Une chance minuscule, Claudia Pineiro

Ecrit par Martine L. Petauton , le Jeudi, 22 Juin 2017. , dans Les Livres, Critiques, La Une Livres, Amérique Latine, Roman, Actes Sud

Une chance minuscule, mars 2017, trad. espagnol (Argentine) Romain Magras, 261 pages, 22 € . Ecrivain(s): Claudia Piñeiro Edition: Actes Sud

 

Absolument prenant. Au croisement – subtil mélange – du récit peut-être autobiographique ou pas loin, du thriller, du drame intimiste. Plongée en apnée au fond des composantes troublantes d’un « soi » qui n’est pas celui de n’importe qui. Vraie réussite que ce Une chance minuscule, peut-être parce qu’il est composé de tout ce qui définit la littérature, dans le vaste comme le simple : d’abord une histoire racontée, des personnages et situations qu’on enfourche sans redescendre, et puis, une écriture et une architecture. Sans oublier une musique, un rythme, qu’on n’oubliera pas…

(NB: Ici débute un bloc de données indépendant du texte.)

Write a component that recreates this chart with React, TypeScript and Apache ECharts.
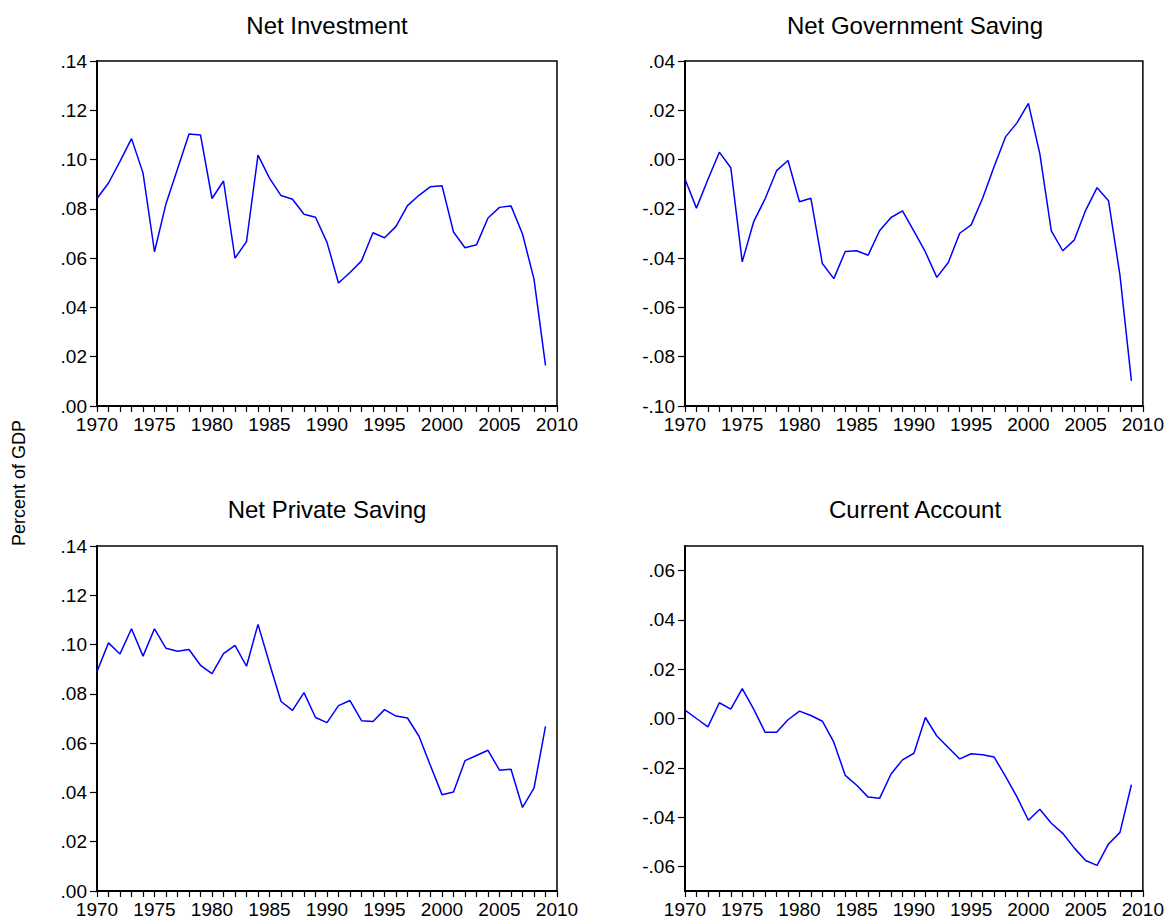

En Argentine, de nos jours – ce n’est pas sans intérêt – mais transférable partout, pour peu qu’on reste dans une bourgeoisie bienséante et catholique. Une famille, maison, école – le chic collège Saint Peter dans le grand Buenos Aires ; la femme qui parle y enseigne un peu pour s’occuper sans doute et son fils y est scolarisé. Usages précisément détaillés de riches contemporains comme il en est ailleurs. Elle s’ennuie et le mari – chirurgien – amasse. Terre et ciel, comme on dit de certains. Des familles en arrière-plan, la sienne, modeste, bercée par Piazzolla, celle de l’époux, abondante, quelque peu invasive, se voulant protectrice comme on sait l’être en Amérique Latine. Un seul enfant, un garçon, le héros-double, reflet présent/absent de l’histoire de sa mère.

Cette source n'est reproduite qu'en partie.